The second-in-command is Germine Joly, alias “Yonyon.” He was sentenced to life imprisonment in 2018, after he was accused of kidnapping, forcible confinement for ransom, rape, armed robbery, murder, illegal possession of a firearm and criminal association to the detriment of a twenty people. Another important lieutenant, alias “Gaspiyaj,” was killed in November 2021 in a shootout with authorities.
“With over 1000 members scattered around the outskirts of Port-au-Prince, the 400 Mawozo is said to even have a waiting list of potential youngsters who want to enroll,” said Eric Calpas, a gang researcher on the island who has worked with InSight Crime.
The 400 Mawozo gang is largely focused on collective kidnapping. They were responsible for the abduction of 17 American and Canadian citizens, including five children in October, 2021. Even though at first the victims appeared to have escaped their captors, new information suggests that they were released after a mystery donor contributed to the ransom of $1 million per person.
Haiti police inspector Frantz Champagne also blamed the 400 Mawozo for the kidnapping of seven clergy members, including two French citizens in April last year. The gang asked for a $1 million ransom for their liberation. They were all released a week later, but it is unknown whether the ransom demand was met.
But religious groups are not the only victims. According to Haiti’s Human Rights Analysis and Research Center (Centre d’Analyse et de Recherche en Droits de l’Homme – CARDH), in the past, 400 Mawozo has also specialized in the extortion of businesses, hijacking of trucks and other kinds of illegal trafficking along the border with the Dominican Republic.
The 400 Mawozo criminal activities have largely been concentrated in the municipality of Croix-des-Bouquets, located in the outskirts of the metropolitan area of Port-au-Prince. However, their presence has also been reported in the municipalities of Ganthier, Thomassseau and Fonds-Verettes.
The 400 Mawozo recently established a permanent presence in Canaan, a suburb located in Croix-des-Bouquets that connects to the only route leading to the north of the island.  Calpas explained that this group intends to expand to other parts of the metropolitan area of Port au Prince by surrounding the capital.  
According to a security analyst consulted by InSight Crime, the 400 Mawozo has established presence in the border point of Malpasse, across from the Dominican Repbulic, as well.

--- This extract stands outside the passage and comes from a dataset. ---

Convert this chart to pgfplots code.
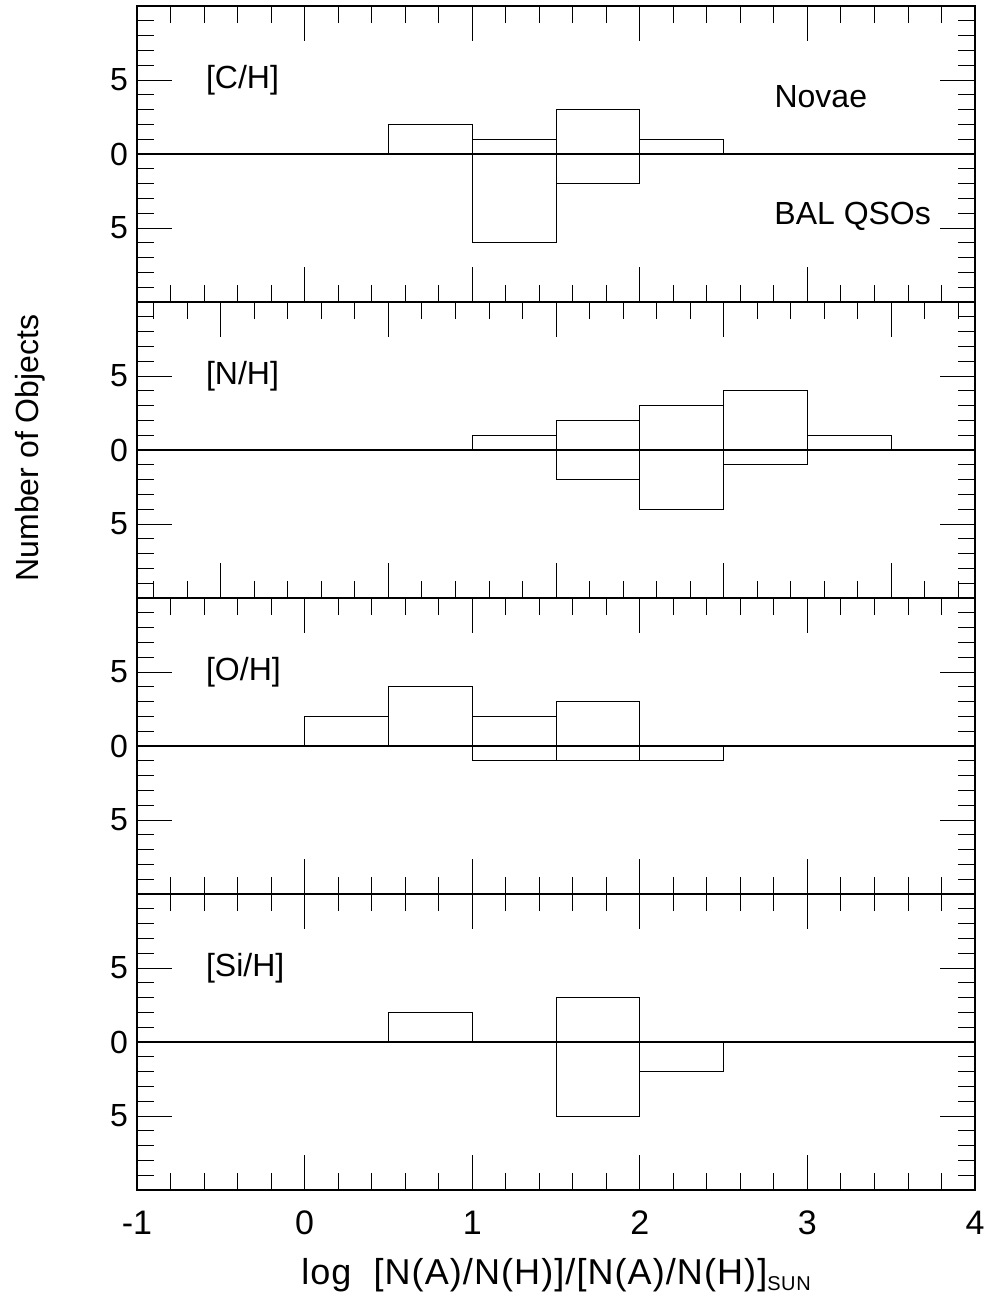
\documentclass[border=0pt]{standalone}
\usepackage{fontspec}
\setmainfont{Liberation Sans}
\usepackage{pgfplots}
\pgfplotsset{compat=1.18}

\tikzset{
  tag/.style={font=\fontsize{16}{18}\selectfont, anchor=west},
}
\pgfplotsset{
  panel/.style={
    scale only axis, width=419pt, height=148pt,
    xmin=-1, xmax=4, ymin=-10, ymax=10,
    xtick={-1,...,4}, minor xtick={-0.8,-0.6,...,3.9},
    ytick={-5,0,5}, yticklabels={5,0,5},
    minor ytick={-9,...,9},
    xtick pos=both, ytick pos=both, tick align=inside,
    major tick length=17.5pt, minor tick length=8.5pt,
    every tick/.style={black, line width=0.45pt},
    axis line style={black, line width=0.8pt},
    xticklabels={},
    yticklabel style={font=\fontsize{16}{18}\selectfont, xshift=-1pt},
    /pgf/number format/assume math mode=true,
    clip=false,
  },
  hbar/.style={ybar interval, draw=black, fill=none, line width=0.5pt},
  zline/.style={black, line width=1pt},
}

\begin{document}
\begin{tikzpicture}
% counts per 0.5 dex bin; the last point closes the interval
\begin{axis}[panel, name=p1]
\addplot[zline] coordinates {(-1,0) (4,0)};
\addplot[hbar] coordinates {(0.5,2) (1.0,1) (1.5,3) (2.0,1) (2.5,0)};
\addplot[hbar] coordinates {(1.0,-6) (1.5,-2) (2.0,0)};
\node[tag] at (axis cs:-0.63,5) {[C/H]};
\node[font=\fontsize{16}{18}\selectfont] at (axis cs:3.08,3.9) {Novae};
\node[font=\fontsize{16}{18}\selectfont] at (axis cs:3.27,-4.2) {BAL QSOs};
\end{axis}

\begin{axis}[panel, name=p2, at={(p1.south west)}, anchor=north west,
  xtick={-0.5,0.5,...,3.6}, minor xtick={-0.9,-0.7,...,3.95}]
\addplot[zline] coordinates {(-1,0) (4,0)};
\addplot[hbar] coordinates {(1.0,1) (1.5,2) (2.0,3) (2.5,4) (3.0,1) (3.5,0)};
\addplot[hbar] coordinates {(1.5,-2) (2.0,-4) (2.5,-1) (3.0,0)};
\node[tag] at (axis cs:-0.63,5) {[N/H]};
\end{axis}

\begin{axis}[panel, name=p3, at={(p2.south west)}, anchor=north west]
\addplot[zline] coordinates {(-1,0) (4,0)};
\addplot[hbar] coordinates {(0.0,2) (0.5,4) (1.0,2) (1.5,3) (2.0,0)};
\addplot[hbar] coordinates {(1.0,-1) (1.5,-1) (2.0,-1) (2.5,0)};
\node[tag] at (axis cs:-0.63,5) {[O/H]};
\end{axis}

\begin{axis}[panel, name=p4, at={(p3.south west)}, anchor=north west,
  xticklabels={-1,0,1,2,3,4},
  xticklabel style={font=\fontsize{17}{19}\selectfont, yshift=-7pt}]
\addplot[zline] coordinates {(-1,0) (4,0)};
\addplot[hbar] coordinates {(0.5,2) (1.0,0) (1.5,3) (2.0,0)};
\addplot[hbar] coordinates {(1.5,-5) (2.0,-2) (2.5,0)};
\node[tag] at (axis cs:-0.63,5) {[Si/H]};
\end{axis}

\node[rotate=90, font=\fontsize{16}{18}\selectfont]
  at ([xshift=-53.5pt, yshift=-221pt]p1.north west) {Number of Objects};
\node[font=\fontsize{18}{20}\selectfont\addfontfeature{LetterSpace=3}]
  at ([yshift=-42.5pt]p4.south) {log\ \ [N(A)/N(H)]/[N(A)/N(H)]\raisebox{-3pt}{\fontsize{10}{11}\selectfont SUN}};

\pgfresetboundingbox
\path ([xshift=-68.5pt, yshift=3pt]p1.north west) rectangle ([xshift=8pt, yshift=-51.5pt]p4.south east);
\end{tikzpicture}
\end{document}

This source also explained that control over these territories gives 400 Mawozo the opportunity to influence the elections of four national deputies, control 64 voting stations and the Croix-des-Bouquets prison, where many of its members are behind bars.
In addition, their presence in the border with the Dominican Republic gives them access to criminal activities that take place in this area, such as contraband, human smuggling, human trafficking, arms trafficking and drug trafficking.

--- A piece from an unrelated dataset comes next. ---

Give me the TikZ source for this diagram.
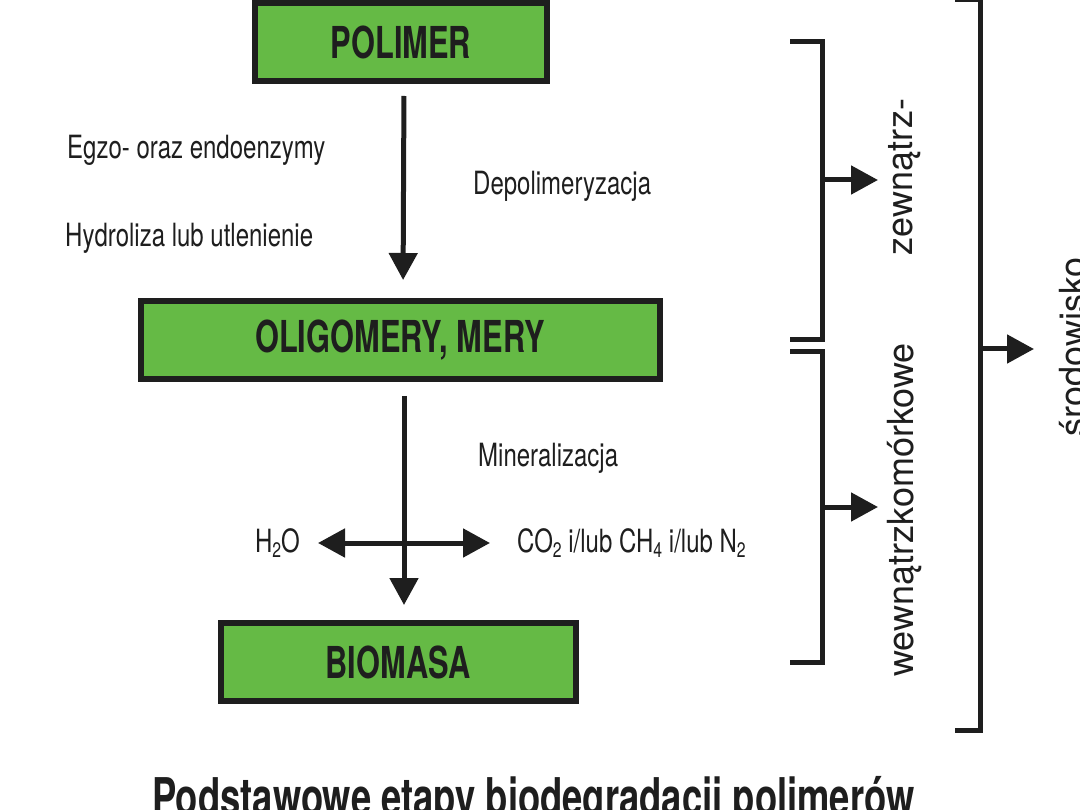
\documentclass[tikz,border=0pt]{standalone}
\usepackage{fontspec}
\setmainfont{TeX Gyre Heros}
\newfontfamily\condfont{TeX Gyre Heros}[FakeStretch=0.75]
\newfontfamily\boldcond{TeX Gyre Heros}[FakeStretch=0.70]
\usetikzlibrary{arrows.meta,positioning}
\definecolor{boxgreen}{RGB}{101,186,69}
\definecolor{ink}{RGB}{30,30,30}
\newcommand{\lowidx}[1]{\raisebox{-0.32ex}{\fontsize{21}{21}\selectfont #1}}
\begin{document}
\begin{tikzpicture}[x=1pt,y=-1pt,
  stage/.style={draw=ink,line width=6pt,fill=boxgreen,font=\boldcond\fontsize{44}{48}\selectfont\bfseries,text=ink,minimum height=78pt,inner sep=0pt},
  lab/.style={font=\condfont\fontsize{32}{36}\selectfont,text=ink,inner sep=0pt},
  flow/.style={draw=ink,line width=5pt,-{Triangle[width=28pt,length=27pt]}},
  twoway/.style={draw=ink,line width=5pt,{Triangle[width=28pt,length=27pt]}-{Triangle[width=28pt,length=27pt]}},
  brace/.style={draw=ink,line width=5pt},
  side/.style={font=\fontsize{36}{40}\selectfont,text=ink,inner sep=0pt,rotate=90}]
  \useasboundingbox (0,0) rectangle (1080,810);
  % stages
  \node[stage,minimum width=292pt] (polimer) at (401,42) {POLIMER};
  \node[stage,minimum width=519pt] (oligo) at (400,340) {OLIGOMERY, MERY};
  \node[stage,minimum width=355pt] (biomasa) at (398,662) {BIOMASA};
  % labels of the steps
  \node[lab,anchor=west] (egzo) at (67,150) {Egzo- oraz endoenzymy};
  \node[lab,anchor=west] (hydro) at (65,238) {Hydroliza lub utlenienie};
  \node[lab,anchor=west] (depol) at (473,186) {Depolimeryzacja};
  \node[lab,anchor=west] (miner) at (478,458) {Mineralizacja};
  \node[lab,anchor=east] (h2o) at (300,543) {H\lowidx{2}O};
  \node[lab,anchor=west] (co2) at (517,543) {CO\lowidx{2} i/lub CH\lowidx{4} i/lub N\lowidx{2}};
  % flow
  \draw[flow,shorten <=12pt,shorten >=18pt] ([xshift=3pt]polimer.south) -- ([xshift=3pt]oligo.north);
  \draw[flow,shorten <=14pt,shorten >=15pt] ([xshift=4pt]oligo.south) -- ([xshift=6pt]biomasa.north);
  \draw[twoway,shorten <=18pt,shorten >=27pt] (h2o.east) -- (co2.west);
  % brackets
  \draw[brace] (790,42) -| (822,340) -- (790,340);
  \draw[brace] (790,352) -| (822,662) -- (790,662);
  \draw[brace] (955,0) -| (980,730) -- (955,730);
  \coordinate (zewmid) at (822,180);
  \coordinate (wewmid) at (822,507);
  \coordinate (srodmid) at (980,349);
  \node[side] (zew) at (905,177) {zewnątrz-};
  \node[side] (wew) at (905,510) {wewnątrzkomórkowe};
  \node[side] (srod) at (1073,347) {środowisko};
  \draw[flow] (zewmid) -- ++(56,0);
  \draw[flow] (wewmid) -- ++(56,0);
  \draw[flow] (srodmid) -- ++(54,0);
  % title
  \node[font=\boldcond\fontsize{52}{56}\selectfont\bfseries,text=ink,anchor=north west,inner sep=0pt] (title) at (152,776) {Podstawowe etapy biodegradacji polimerów};
\end{tikzpicture}
\end{document}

InSight Crime has not identified alliances or rivalries involving 400 Mawozo. However, according to the CARDH, they have sent ammunition to the Village de Dieu gang in Port-au-Prince. In addition, it is likely that small armed groups in the suburb of Canaan have attached themselves to the structure of 400 Mawozo, contributing to the expansion of the group.
The involvement of the 400 Mawozo in lucrative criminal economies gives this group the financial muscle to recruit more members and arm them. Their large and strategic geographic presence not only provides the gang with access to potential kidnapping victims, but also businesses to extort.
The expansion of the 400 Mawozo indicates that it likely has secured the political influence needed to maintain its control, as other gangs such as the G9 have done. The gang controls the only route connecting Port-au-Prince to the north of Haiti, meaning it can choose whether to allow the passage of goods and people. Yet there has been no major crackdown on the group so far. One former Haitian government official told InSight Crime on condition of anonymity that “there are 400 Mawozo wearing suits and ties.”